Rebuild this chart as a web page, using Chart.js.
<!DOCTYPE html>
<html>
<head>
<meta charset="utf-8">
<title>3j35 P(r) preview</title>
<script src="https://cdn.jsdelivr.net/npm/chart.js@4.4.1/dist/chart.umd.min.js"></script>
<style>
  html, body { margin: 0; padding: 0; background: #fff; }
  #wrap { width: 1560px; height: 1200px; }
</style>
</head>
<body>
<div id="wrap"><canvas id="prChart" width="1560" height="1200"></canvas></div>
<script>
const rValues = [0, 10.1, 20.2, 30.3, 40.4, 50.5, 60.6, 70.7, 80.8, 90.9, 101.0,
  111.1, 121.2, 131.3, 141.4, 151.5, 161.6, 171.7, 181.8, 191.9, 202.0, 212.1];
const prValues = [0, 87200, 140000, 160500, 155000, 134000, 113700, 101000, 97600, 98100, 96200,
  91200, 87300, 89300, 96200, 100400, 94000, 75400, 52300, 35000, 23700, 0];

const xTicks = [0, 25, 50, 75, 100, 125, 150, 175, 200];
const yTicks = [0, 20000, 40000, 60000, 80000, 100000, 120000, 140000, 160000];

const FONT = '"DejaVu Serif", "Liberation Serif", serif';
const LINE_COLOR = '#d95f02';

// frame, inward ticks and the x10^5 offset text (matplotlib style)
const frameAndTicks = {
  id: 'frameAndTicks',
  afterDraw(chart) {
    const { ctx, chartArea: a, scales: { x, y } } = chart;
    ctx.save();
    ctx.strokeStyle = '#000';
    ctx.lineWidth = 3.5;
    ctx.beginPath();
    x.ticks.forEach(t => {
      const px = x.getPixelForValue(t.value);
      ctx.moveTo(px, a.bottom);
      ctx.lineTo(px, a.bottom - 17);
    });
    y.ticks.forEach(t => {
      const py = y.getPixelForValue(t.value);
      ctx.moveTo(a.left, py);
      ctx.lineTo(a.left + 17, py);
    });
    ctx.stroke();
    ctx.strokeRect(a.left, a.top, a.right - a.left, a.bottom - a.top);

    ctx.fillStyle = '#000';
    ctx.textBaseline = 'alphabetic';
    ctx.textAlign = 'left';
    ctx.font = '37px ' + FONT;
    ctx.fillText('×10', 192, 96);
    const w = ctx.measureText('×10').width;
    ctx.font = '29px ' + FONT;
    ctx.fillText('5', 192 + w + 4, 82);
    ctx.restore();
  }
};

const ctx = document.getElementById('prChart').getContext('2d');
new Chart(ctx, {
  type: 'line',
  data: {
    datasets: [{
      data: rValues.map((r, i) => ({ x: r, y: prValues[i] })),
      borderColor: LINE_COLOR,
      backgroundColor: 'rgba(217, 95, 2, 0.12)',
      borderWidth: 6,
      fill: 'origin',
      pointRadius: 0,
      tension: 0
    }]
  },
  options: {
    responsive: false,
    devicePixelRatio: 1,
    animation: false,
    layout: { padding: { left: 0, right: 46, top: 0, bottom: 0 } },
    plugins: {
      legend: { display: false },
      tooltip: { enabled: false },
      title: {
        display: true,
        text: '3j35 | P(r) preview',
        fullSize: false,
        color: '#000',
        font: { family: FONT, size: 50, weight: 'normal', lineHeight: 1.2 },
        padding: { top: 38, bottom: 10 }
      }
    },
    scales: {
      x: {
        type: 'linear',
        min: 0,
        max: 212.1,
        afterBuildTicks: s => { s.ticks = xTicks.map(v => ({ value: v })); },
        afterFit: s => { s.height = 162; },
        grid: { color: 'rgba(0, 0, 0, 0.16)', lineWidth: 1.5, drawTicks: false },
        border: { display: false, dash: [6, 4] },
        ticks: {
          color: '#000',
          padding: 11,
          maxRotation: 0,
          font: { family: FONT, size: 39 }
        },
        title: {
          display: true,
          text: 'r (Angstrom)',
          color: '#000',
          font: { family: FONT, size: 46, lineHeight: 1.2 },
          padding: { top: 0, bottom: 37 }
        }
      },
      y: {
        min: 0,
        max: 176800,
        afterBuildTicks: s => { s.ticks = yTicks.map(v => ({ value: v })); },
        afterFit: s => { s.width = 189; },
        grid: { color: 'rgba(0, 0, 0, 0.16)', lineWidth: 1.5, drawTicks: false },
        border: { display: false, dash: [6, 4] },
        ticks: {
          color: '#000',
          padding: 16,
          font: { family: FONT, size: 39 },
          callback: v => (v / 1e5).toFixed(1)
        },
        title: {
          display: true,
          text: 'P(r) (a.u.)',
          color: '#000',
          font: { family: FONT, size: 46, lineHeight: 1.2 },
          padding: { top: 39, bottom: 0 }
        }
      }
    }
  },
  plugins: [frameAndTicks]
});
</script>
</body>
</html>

------------------------------------

**Stated exercise:** Verbatim output is expected for the lines from the start of the data to the line in which "const LINE_COLOR = '#d95f02';" appears, both included.

**Full solution:**
Rebuild this chart as a web page, using Chart.js.
<!DOCTYPE html>
<html>
<head>
<meta charset="utf-8">
<title>3j35 P(r) preview</title>
<script src="https://cdn.jsdelivr.net/npm/chart.js@4.4.1/dist/chart.umd.min.js"></script>
<style>
  html, body { margin: 0; padding: 0; background: #fff; }
  #wrap { width: 1560px; height: 1200px; }
</style>
</head>
<body>
<div id="wrap"><canvas id="prChart" width="1560" height="1200"></canvas></div>
<script>
const rValues = [0, 10.1, 20.2, 30.3, 40.4, 50.5, 60.6, 70.7, 80.8, 90.9, 101.0,
  111.1, 121.2, 131.3, 141.4, 151.5, 161.6, 171.7, 181.8, 191.9, 202.0, 212.1];
const prValues = [0, 87200, 140000, 160500, 155000, 134000, 113700, 101000, 97600, 98100, 96200,
  91200, 87300, 89300, 96200, 100400, 94000, 75400, 52300, 35000, 23700, 0];

const xTicks = [0, 25, 50, 75, 100, 125, 150, 175, 200];
const yTicks = [0, 20000, 40000, 60000, 80000, 100000, 120000, 140000, 160000];

const FONT = '"DejaVu Serif", "Liberation Serif", serif';
const LINE_COLOR = '#d95f02';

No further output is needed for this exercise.